1549 (11th Cir. 1993) (nationwide distribution system of car designed for American market and national advertising sufficient); Mason v. F. LLI Luigi and Franco Dal Maschio Fu G.B., 832 F.2d 383, 386 (7th Cir. 1987) (minimum contacts when defendant custom made machine for company in forum state).

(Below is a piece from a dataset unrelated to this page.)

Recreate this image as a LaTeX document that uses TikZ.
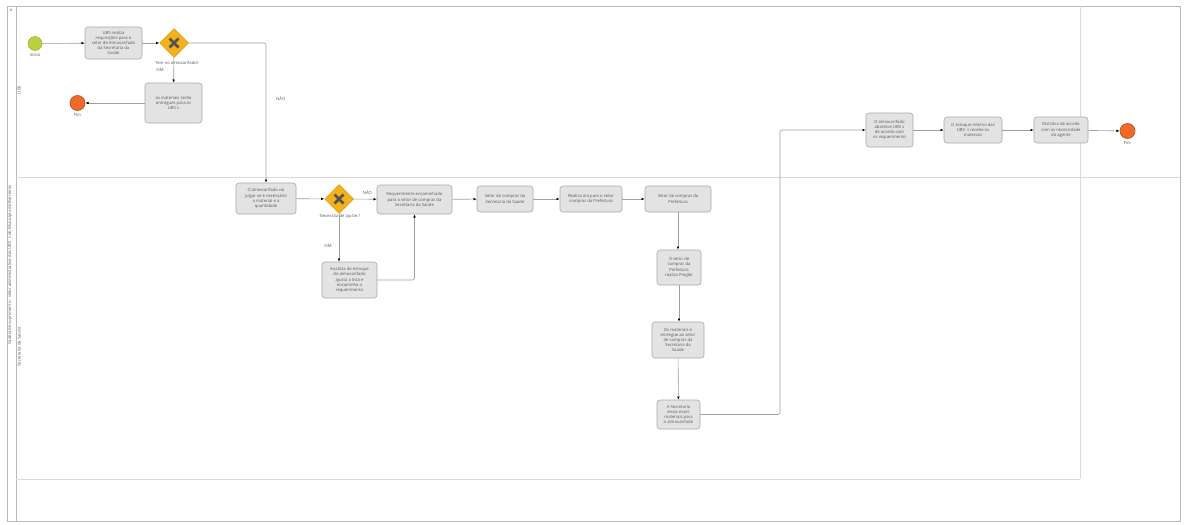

[8]          The notion of international comity is also an important aspect of this case, just as it was in Asahi.  In Asahi, the Court cautioned that the implications for our country’s relations with other nations requires a more stringent analysis of the minimum contacts that will satisfy due process than would be appropriate if a domestic corporation was the defendant.  480 U.S. at 115; see also Gary B. Born, Reflections on Judicial Jurisdiction in International Cases, 17 Ga. J. Int’l & Comp. L. 1, 29 (1987) (positing that exorbitant jurisdiction claims “interfere with United States efforts to conclude international agreements providing for mutual recognition and enforcement of judgments or restricting exorbitant jurisdictional claims by foreign states”).  Thus, the unique burdens placed upon a foreign defendant who must defend itself in the American legal system should have some weight in assessing the reasonableness of extending personal jurisdiction over national borders.  Asahi, 48 U.S. at 115.